What I don't understand is why most, if not all, concepts like this I've ever seen involve a weakening of magick. Seems like it would be interesting to see what direction "technology" would take if it were intertwined with magic all through its development.
A suggestion: Get some long-time players together with FR and general 3.0 or 3.5 sourcebooks and copies of How Things Work, and let them munchkin the heck out of innovating whatever they want using their own current knowledge AND what they think 20th level characters would know, and then use THAT for the basis of your technology. And don't let magick die. There's already too many games like that, IMHO.
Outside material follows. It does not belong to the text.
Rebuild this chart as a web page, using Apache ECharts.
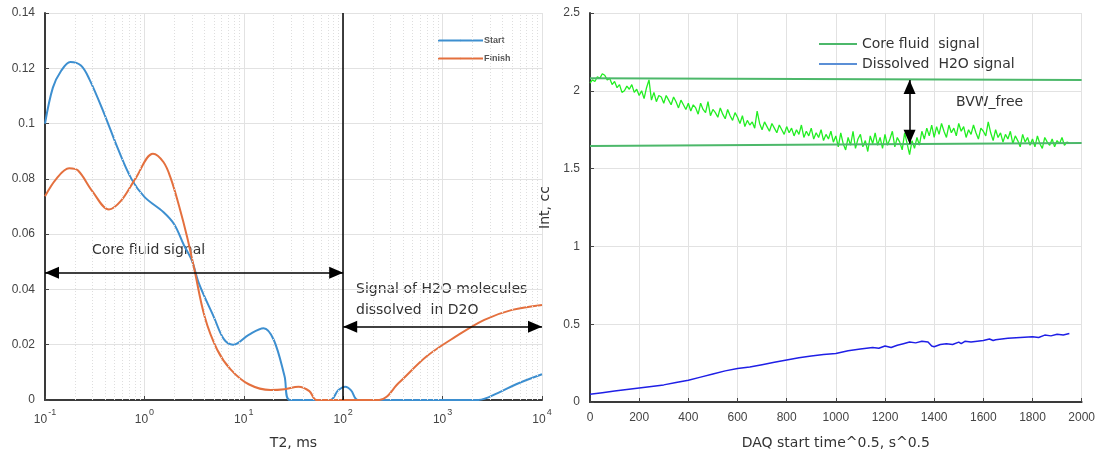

(Some of the guys I used to game with had come up with working cars and even a type of helicopter based on munchkining the heck out of the Frisky Chest spell under 2nd Edition rules. Think of the possibilities!)
As to why a lot of people aren't digging the "U.S. of the Sword Coast" thing, I can't speak for them, but to me it sounds too "parallel Earthy", plus the nation that would arise out of the Sword Coast seems to me like it would bear more resemblance to England or maybe even France or Spain than the U.S. A powerful Lord's Alliance that eventually ends up somewhat deferential to a Representation of the Commoners, and you pretty much have the recipe for Great Britain.
Remember, the map you see of Faerun in the FR book is equivalent to a map of Eurasia and Africa - there's probably a whole other hemisphere lurking around somewhere, and that seems a more logical place to develop any sort of U.S. analog, if you're going to have one.